• Work instructions:
Write out the entire listing below exactly as it appears, minus any pictures.

• Dataset excerpt:
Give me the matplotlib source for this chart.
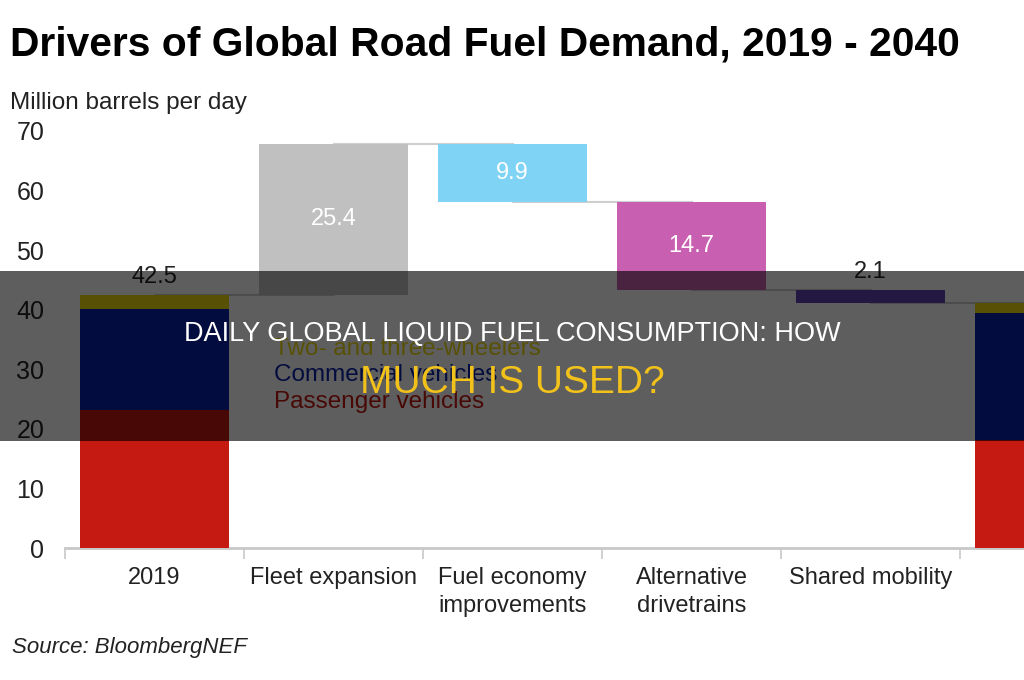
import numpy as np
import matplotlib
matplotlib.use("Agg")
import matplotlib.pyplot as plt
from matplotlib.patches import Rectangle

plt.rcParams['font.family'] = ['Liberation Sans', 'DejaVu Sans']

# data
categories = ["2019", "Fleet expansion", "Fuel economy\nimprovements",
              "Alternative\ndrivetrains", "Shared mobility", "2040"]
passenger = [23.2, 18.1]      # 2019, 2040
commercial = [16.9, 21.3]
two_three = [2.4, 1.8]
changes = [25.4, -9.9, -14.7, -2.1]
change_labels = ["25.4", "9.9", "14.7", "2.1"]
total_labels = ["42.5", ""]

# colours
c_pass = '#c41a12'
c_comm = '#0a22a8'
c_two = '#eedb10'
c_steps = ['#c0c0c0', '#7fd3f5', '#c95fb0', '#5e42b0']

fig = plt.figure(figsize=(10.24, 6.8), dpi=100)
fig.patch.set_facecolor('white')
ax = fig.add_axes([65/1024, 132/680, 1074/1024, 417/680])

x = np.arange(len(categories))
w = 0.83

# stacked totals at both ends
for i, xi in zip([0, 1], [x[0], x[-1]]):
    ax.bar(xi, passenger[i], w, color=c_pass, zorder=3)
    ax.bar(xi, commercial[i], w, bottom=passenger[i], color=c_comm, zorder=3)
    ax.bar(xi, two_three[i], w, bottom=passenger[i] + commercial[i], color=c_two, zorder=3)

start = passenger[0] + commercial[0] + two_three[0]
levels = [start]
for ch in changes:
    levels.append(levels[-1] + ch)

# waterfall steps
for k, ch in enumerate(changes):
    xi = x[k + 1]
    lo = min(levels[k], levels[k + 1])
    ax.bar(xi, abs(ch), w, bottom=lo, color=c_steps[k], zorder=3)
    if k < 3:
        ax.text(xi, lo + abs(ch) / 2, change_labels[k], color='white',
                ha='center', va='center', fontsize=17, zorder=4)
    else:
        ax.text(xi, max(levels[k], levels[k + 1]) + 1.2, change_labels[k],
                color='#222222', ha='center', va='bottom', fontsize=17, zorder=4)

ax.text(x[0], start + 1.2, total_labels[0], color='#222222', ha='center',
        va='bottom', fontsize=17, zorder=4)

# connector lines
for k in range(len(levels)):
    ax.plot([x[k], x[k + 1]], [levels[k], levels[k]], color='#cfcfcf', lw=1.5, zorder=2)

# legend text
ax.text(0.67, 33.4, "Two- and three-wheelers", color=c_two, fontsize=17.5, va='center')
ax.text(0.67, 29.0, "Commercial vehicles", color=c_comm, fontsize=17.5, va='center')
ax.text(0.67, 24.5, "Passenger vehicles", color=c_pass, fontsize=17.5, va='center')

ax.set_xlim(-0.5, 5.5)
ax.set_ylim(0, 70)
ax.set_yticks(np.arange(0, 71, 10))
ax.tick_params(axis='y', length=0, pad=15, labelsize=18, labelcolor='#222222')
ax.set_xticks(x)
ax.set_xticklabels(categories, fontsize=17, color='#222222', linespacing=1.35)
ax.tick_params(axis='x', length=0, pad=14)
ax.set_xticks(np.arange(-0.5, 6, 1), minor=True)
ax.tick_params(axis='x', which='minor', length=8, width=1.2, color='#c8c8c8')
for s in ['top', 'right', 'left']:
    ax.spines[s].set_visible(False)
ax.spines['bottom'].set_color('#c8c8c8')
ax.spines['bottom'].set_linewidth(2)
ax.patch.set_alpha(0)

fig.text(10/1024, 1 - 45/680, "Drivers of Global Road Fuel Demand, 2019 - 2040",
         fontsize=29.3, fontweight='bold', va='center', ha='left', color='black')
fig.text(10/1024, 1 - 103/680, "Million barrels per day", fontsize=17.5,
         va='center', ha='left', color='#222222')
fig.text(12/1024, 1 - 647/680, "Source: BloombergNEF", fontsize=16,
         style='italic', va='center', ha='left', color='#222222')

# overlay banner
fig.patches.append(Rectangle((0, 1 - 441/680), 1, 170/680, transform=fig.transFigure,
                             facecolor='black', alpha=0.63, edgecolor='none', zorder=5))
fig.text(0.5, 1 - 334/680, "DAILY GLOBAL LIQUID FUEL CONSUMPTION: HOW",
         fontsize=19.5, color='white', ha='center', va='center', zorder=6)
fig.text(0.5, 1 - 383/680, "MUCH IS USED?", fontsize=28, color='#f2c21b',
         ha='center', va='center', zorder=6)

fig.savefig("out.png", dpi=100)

• Full solution:
Give me the matplotlib source for this chart.
import numpy as np
import matplotlib
matplotlib.use("Agg")
import matplotlib.pyplot as plt
from matplotlib.patches import Rectangle

plt.rcParams['font.family'] = ['Liberation Sans', 'DejaVu Sans']

# data
categories = ["2019", "Fleet expansion", "Fuel economy\nimprovements",
              "Alternative\ndrivetrains", "Shared mobility", "2040"]
passenger = [23.2, 18.1]      # 2019, 2040
commercial = [16.9, 21.3]
two_three = [2.4, 1.8]
changes = [25.4, -9.9, -14.7, -2.1]
change_labels = ["25.4", "9.9", "14.7", "2.1"]
total_labels = ["42.5", ""]

# colours
c_pass = '#c41a12'
c_comm = '#0a22a8'
c_two = '#eedb10'
c_steps = ['#c0c0c0', '#7fd3f5', '#c95fb0', '#5e42b0']

fig = plt.figure(figsize=(10.24, 6.8), dpi=100)
fig.patch.set_facecolor('white')
ax = fig.add_axes([65/1024, 132/680, 1074/1024, 417/680])

x = np.arange(len(categories))
w = 0.83

# stacked totals at both ends
for i, xi in zip([0, 1], [x[0], x[-1]]):
    ax.bar(xi, passenger[i], w, color=c_pass, zorder=3)
    ax.bar(xi, commercial[i], w, bottom=passenger[i], color=c_comm, zorder=3)
    ax.bar(xi, two_three[i], w, bottom=passenger[i] + commercial[i], color=c_two, zorder=3)

start = passenger[0] + commercial[0] + two_three[0]
levels = [start]
for ch in changes:
    levels.append(levels[-1] + ch)

# waterfall steps
for k, ch in enumerate(changes):
    xi = x[k + 1]
    lo = min(levels[k], levels[k + 1])
    ax.bar(xi, abs(ch), w, bottom=lo, color=c_steps[k], zorder=3)
    if k < 3:
        ax.text(xi, lo + abs(ch) / 2, change_labels[k], color='white',
                ha='center', va='center', fontsize=17, zorder=4)
    else:
        ax.text(xi, max(levels[k], levels[k + 1]) + 1.2, change_labels[k],
                color='#222222', ha='center', va='bottom', fontsize=17, zorder=4)

ax.text(x[0], start + 1.2, total_labels[0], color='#222222', ha='center',
        va='bottom', fontsize=17, zorder=4)

# connector lines
for k in range(len(levels)):
    ax.plot([x[k], x[k + 1]], [levels[k], levels[k]], color='#cfcfcf', lw=1.5, zorder=2)

# legend text
ax.text(0.67, 33.4, "Two- and three-wheelers", color=c_two, fontsize=17.5, va='center')
ax.text(0.67, 29.0, "Commercial vehicles", color=c_comm, fontsize=17.5, va='center')
ax.text(0.67, 24.5, "Passenger vehicles", color=c_pass, fontsize=17.5, va='center')

ax.set_xlim(-0.5, 5.5)
ax.set_ylim(0, 70)
ax.set_yticks(np.arange(0, 71, 10))
ax.tick_params(axis='y', length=0, pad=15, labelsize=18, labelcolor='#222222')
ax.set_xticks(x)
ax.set_xticklabels(categories, fontsize=17, color='#222222', linespacing=1.35)
ax.tick_params(axis='x', length=0, pad=14)
ax.set_xticks(np.arange(-0.5, 6, 1), minor=True)
ax.tick_params(axis='x', which='minor', length=8, width=1.2, color='#c8c8c8')
for s in ['top', 'right', 'left']:
    ax.spines[s].set_visible(False)
ax.spines['bottom'].set_color('#c8c8c8')
ax.spines['bottom'].set_linewidth(2)
ax.patch.set_alpha(0)

fig.text(10/1024, 1 - 45/680, "Drivers of Global Road Fuel Demand, 2019 - 2040",
         fontsize=29.3, fontweight='bold', va='center', ha='left', color='black')
fig.text(10/1024, 1 - 103/680, "Million barrels per day", fontsize=17.5,
         va='center', ha='left', color='#222222')
fig.text(12/1024, 1 - 647/680, "Source: BloombergNEF", fontsize=16,
         style='italic', va='center', ha='left', color='#222222')

# overlay banner
fig.patches.append(Rectangle((0, 1 - 441/680), 1, 170/680, transform=fig.transFigure,
                             facecolor='black', alpha=0.63, edgecolor='none', zorder=5))
fig.text(0.5, 1 - 334/680, "DAILY GLOBAL LIQUID FUEL CONSUMPTION: HOW",
         fontsize=19.5, color='white', ha='center', va='center', zorder=6)
fig.text(0.5, 1 - 383/680, "MUCH IS USED?", fontsize=28, color='#f2c21b',
         ha='center', va='center', zorder=6)

fig.savefig("out.png", dpi=100)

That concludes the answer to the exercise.